Una delle parole che oggi più ricorre nel dibattito politico e istituzionale è “giurisdizione”, che il più delle volte è espressa nella formula “cultura della giurisdizione”. Che cos’è la “cultura della giurisdizione” è affare che oscilla tra il sofisma e il mistero. La giurisdizione, infatti, non esiste in un mondo a parte ma è parte di questo mondo e, soprattutto, non esiste senza il riferimento testuale alla legge. Se così non fosse si genererebbero due mostruosità giuridiche: l’indipendenza del giudice rispetto alla legge e la trasformazione del diritto in una forma ignota di superdottrina o superconoscenza. Purtroppo, queste due mostruosità giuridiche sono oggi dottrine molto accreditate da cui spesso dipendono il ruolo del giudice e l’interpretazione della giurisdizione a tutto vantaggio del “ceto dei giuristi”.
L’attualità e la inattualità à la Nietzsche di questo discorso sono date senz’altro dalla riforma Nordio — su cui gli italiani si esprimeranno con un referendum in primavera — e dal gravoso relativo peso che l’amministrazione giudiziaria ha assunto non soltanto nella vita istituzionale ma anche — ahimè — soprattutto nella nostra nuda vita quotidiana.

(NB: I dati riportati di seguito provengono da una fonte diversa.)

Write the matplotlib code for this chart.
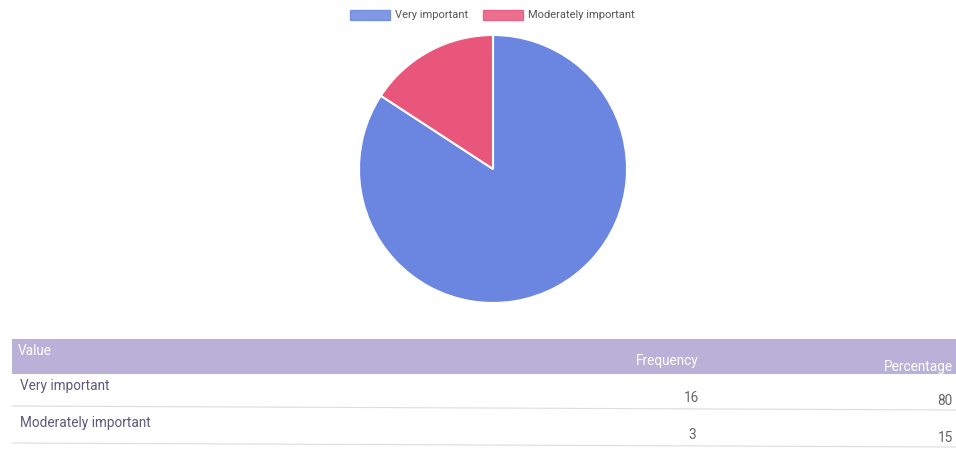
import matplotlib
matplotlib.use("Agg")
import matplotlib.pyplot as plt
from matplotlib.patches import Rectangle

categories = ["Very important", "Moderately important"]
frequency = [16, 3]
percentage = ["80", "15"]
colors = ["#6b86e0", "#e9567c"]
headers = ["Value", "Frequency", "Percentage"]

plt.rcParams['font.family'] = ['Roboto', 'DejaVu Sans']

W, H = 956, 451
fig = plt.figure(figsize=(W / 100, H / 100), dpi=100)
fig.patch.set_facecolor("white")

# overlay axes in pixel coordinates
ov = fig.add_axes([0, 0, 1, 1])
ov.set_xlim(0, W)
ov.set_ylim(H, 0)
ov.axis("off")

# pie
cx, cy, r = 493, 169, 134
pax = fig.add_axes([(cx - r) / W, (H - cy - r) / H, 2 * r / W, 2 * r / H])
pax.pie(frequency, colors=colors, startangle=90, counterclock=False,
        wedgeprops=dict(edgecolor="white", linewidth=1.5))
pax.set_xlim(-1, 1)
pax.set_ylim(-1, 1)
pax.set_aspect("equal")
pax.axis("off")

# legend
lx = [350, 483]
for i, (cat, col) in enumerate(zip(categories, colors)):
    ov.add_patch(Rectangle((lx[i], 10), 40, 10, facecolor=col, edgecolor=col, alpha=0.85))
    ov.text(lx[i] + 45, 15.5, cat, fontsize=8, color="#555555", va="center", ha="left")

# table header
fs = 9.8
ov.add_patch(Rectangle((12, 339), W - 12, 35, facecolor="#b9b1d8", edgecolor="none"))
ov.text(18, 351, headers[0], fontsize=fs, color="white", va="center", ha="left")
ov.text(667, 361, headers[1], fontsize=fs, color="white", va="center", ha="center")
ov.text(953, 367, headers[2], fontsize=fs, color="white", va="center", ha="right")

# rows
row_y = [386, 423]
line_y = [406, 443]
txt_col = "#5f587c"
for i, cat in enumerate(categories):
    ov.text(20, row_y[i], cat, fontsize=fs, color=txt_col, va="center", ha="left")
    ov.text(692, row_y[i] + 12, str(frequency[i]), fontsize=fs, color="#666666",
            va="center", ha="center")
    ov.text(953, row_y[i] + 15, percentage[i], fontsize=fs, color="#666666",
            va="center", ha="right")
    ov.plot([12, W], [line_y[i], line_y[i] + 4], color="#dddddd", linewidth=0.8)

fig.savefig("out.png", dpi=100)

Ecco perché si consiglia vivamente la lettura e la diffusione del libro di Raimondo Cubeddu e Pier Giuseppe Monateri: “I signori del diritto. Il potere più irresponsabile” (IBL Libri).
Nicolò Zanon firma la chiarissima prefazione del testo, che si basa soprattutto sulla necessità di rimarcare che l’indipendenza del giudice (e della magistratura più in generale) e quindi la sua autorevolezza e credibilità non è indipendenza dalla legge. Al contrario, il giudice — nell’ambito della dottrina classica dello Stato costituzionale di diritto — è indipendente solo perché è soggetto alla legge, altrimenti la sua funzione scivolerebbe via verso l’arbitrio e la politica: «Indipendenza del giudice e sua soggezione alla legge sono le due facce della stessa medaglia: l’una non è possibile senza l’altra».
Senza la legge non c’è il giudice. Questa è la posizione classica, che è tutta basata sul concetto irrinunciabile della limitazione del potere che riguarda tutti i poteri statali; esecutivo, legislativo e giudiziario. Però oggi si tende a intendere, maldestramente, l’indipendenza della magistratura come autonomia rispetto al potere legislativo, generando così il convincimento che la magistratura debba interpretare la legge stessa fino a poter opporsi legittimamente a essa. Ma in questo modo a essere capovolto è proprio il concetto di indipendenza della magistratura che la Costituzione italiana riconosce. Infatti, mentre l’indipendenza assicurata al parlamentare ha lo scopo di consentirgli di svolgere una funzione politica, l’indipendenza assicurata al giudice ha l’obiettivo opposto, quello cioè di impedirgli ogni discrezionalità politica. Se così non fosse, in gioco ci sarebbe non solo la separazione dei poteri ma anche il principio della sovranità popolare (a sua volta limitato costituzionalmente e, verrebbe da dire, ontologicamente).
Come si può capire, la condizione culturale — e, in verità, non solo culturale — nella quale noi oggi ci muoviamo e nella quale abbiamo vissuto per tanto tempo è capovolta rispetto al concetto classico dell’indipendenza del giudice: oggi l’indipendenza del giudice è interpretata e sentita proprio in chiave politica. Ma il giudice che diventa politico — sia sul piano nazionale, sia sul piano internazionale — smette di essere una figura di garanzia e veste i panni opposti del tiranno. Allo stesso modo, il diritto invece di essere una fonte di tutela delle libertà individuali diventa l’origine della nuova forma di tirannia. L’alimentazione e la diffusione di una rigorosa cultura costituzionale o dei limiti dei saperi e dei poteri sono quanto mai necessarie per la salvaguardia delle libertà dallo stesso diritto.